The day after it was reported that 97-year-old Prince Philip never apologized for his Land Rover crashing with a Kia containing two women and a baby, the Royal Family must have realized how bad the PR was getting so they had an intern sit down and write 181 words in a row giving the sentiment of being sorry for something, and had Philip sign the thing. The letter is below, but here’s a piece of it.
“I would like you to know how very sorry I am for my part in the accident at the Babingley cross-roads. I have been across that crossing any number of times and I know very well the amount of traffic that uses that main road. It was a bright sunny day and at about three in the afternoon, the sun was low over the Wash. In other words, the sun was shining low over the main road. In normal conditions I would have no difficulty in seeing traffic coming from the Dersingham direction, but I can only imagine that I failed to see the car coming, and I am very contrite about the consequences.”
Question: the fuck kind of apology is this? This is worse than “I’m sorry you feel that way.” This is the kind of apology only a 97-year-old man who actually cares deeply about the consequences of his actions could write.

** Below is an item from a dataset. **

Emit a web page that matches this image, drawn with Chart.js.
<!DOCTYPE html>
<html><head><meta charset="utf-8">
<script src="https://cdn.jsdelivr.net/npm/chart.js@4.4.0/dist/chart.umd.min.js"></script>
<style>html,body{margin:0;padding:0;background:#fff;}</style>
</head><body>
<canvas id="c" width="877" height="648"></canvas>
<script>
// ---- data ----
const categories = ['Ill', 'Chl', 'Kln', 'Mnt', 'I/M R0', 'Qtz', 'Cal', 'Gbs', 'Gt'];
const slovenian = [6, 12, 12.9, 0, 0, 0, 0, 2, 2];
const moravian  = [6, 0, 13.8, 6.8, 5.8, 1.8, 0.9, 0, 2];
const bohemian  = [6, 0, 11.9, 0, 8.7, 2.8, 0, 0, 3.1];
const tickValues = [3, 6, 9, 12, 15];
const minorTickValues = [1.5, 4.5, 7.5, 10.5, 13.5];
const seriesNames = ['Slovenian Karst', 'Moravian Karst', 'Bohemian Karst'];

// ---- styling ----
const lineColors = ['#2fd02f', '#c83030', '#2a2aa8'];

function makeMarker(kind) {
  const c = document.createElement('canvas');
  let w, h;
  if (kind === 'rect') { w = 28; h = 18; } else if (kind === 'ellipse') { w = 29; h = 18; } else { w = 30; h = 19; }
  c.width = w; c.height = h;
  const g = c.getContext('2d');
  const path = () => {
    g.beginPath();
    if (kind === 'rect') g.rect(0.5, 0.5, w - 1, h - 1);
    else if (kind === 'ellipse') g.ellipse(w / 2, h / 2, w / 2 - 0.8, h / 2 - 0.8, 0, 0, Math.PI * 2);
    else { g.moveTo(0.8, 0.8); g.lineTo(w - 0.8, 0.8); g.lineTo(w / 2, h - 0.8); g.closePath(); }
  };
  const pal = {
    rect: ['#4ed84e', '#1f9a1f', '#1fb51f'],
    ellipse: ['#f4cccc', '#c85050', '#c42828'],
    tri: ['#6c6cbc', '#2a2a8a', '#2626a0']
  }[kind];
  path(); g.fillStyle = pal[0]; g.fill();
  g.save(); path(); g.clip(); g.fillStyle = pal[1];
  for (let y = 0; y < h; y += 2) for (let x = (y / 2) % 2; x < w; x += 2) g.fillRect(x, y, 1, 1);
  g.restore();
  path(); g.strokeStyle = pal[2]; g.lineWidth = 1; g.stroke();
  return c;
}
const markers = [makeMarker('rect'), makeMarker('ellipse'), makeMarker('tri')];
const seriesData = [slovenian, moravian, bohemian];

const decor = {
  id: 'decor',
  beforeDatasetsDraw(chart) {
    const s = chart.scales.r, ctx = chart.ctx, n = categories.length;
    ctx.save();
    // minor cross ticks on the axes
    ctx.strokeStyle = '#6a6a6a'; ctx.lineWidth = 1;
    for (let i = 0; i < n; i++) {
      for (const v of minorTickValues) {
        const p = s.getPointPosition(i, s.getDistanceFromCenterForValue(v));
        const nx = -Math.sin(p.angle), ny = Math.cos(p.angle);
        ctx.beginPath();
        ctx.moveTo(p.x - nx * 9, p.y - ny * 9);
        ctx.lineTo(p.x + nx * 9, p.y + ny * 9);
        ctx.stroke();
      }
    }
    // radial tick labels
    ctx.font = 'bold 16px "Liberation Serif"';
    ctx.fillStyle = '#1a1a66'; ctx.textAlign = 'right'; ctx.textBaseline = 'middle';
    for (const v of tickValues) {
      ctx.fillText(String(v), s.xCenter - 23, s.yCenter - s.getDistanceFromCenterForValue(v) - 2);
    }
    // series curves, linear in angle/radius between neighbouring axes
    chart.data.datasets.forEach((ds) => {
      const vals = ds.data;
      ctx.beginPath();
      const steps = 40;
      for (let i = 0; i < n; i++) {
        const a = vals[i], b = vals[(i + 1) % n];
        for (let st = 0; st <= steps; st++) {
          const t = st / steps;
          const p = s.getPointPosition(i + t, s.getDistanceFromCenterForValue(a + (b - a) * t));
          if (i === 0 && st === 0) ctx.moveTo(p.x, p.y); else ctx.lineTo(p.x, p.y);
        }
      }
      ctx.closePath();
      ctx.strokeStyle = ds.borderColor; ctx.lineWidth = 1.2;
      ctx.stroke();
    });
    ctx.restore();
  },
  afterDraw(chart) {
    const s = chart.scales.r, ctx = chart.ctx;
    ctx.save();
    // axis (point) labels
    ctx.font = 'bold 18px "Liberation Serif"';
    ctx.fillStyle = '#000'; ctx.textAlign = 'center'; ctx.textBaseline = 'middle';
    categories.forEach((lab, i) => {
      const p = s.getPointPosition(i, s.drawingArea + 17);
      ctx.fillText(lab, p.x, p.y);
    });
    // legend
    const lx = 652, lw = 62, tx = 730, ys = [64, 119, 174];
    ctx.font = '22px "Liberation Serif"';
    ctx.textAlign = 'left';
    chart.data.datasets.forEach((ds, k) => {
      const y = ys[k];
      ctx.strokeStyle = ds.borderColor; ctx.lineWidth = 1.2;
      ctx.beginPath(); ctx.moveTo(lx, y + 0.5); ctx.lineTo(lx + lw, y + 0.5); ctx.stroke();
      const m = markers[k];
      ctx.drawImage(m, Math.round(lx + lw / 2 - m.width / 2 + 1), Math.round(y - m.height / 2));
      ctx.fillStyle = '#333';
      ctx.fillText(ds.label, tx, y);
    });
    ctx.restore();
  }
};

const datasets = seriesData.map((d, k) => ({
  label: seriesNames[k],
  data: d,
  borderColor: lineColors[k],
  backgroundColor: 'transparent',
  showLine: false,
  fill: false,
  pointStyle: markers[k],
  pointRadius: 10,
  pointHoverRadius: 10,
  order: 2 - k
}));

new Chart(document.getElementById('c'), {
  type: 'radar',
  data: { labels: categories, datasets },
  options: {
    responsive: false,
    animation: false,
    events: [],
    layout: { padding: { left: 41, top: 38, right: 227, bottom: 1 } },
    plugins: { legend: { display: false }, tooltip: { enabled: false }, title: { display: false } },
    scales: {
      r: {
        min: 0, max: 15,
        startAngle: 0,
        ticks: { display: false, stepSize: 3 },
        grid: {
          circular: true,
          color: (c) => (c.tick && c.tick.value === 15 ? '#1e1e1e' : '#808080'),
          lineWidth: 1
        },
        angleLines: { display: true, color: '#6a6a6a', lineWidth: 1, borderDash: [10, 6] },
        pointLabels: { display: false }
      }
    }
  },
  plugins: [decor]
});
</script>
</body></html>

Just kidding, I mean it was a high-paid legal team in conjunction with a high-paid PR firm.
But Emma is living for it:
“When I opened it I saw the Sandringham House headed paper and went ‘Oh my God!’ …He asked how I was and said sorry that I was in pain. I was chuffed. …I thought it was really nice that he signed off as ‘Philip’ and not the formal title. I was pleasantly surprised because of the personalised nature… A lot of people said it was unrealistic that I wanted that human kindness from Prince Philip – which is what I saw this letter as.”
Emma will be off work for two months and has “instructed solicitors to pursue a compensation claim” so hopefully mama gets a little cash as well as her irrelevant non-apology which she is perfectly happy with. The Royals sure are lucky Philip hit Emma and not Samantha Markle. She would not accept a letter. Keep an eye out for Samantha to be wandering up and down the Babingley cross-roads waiting to get hit by a Royal in a Land Rover.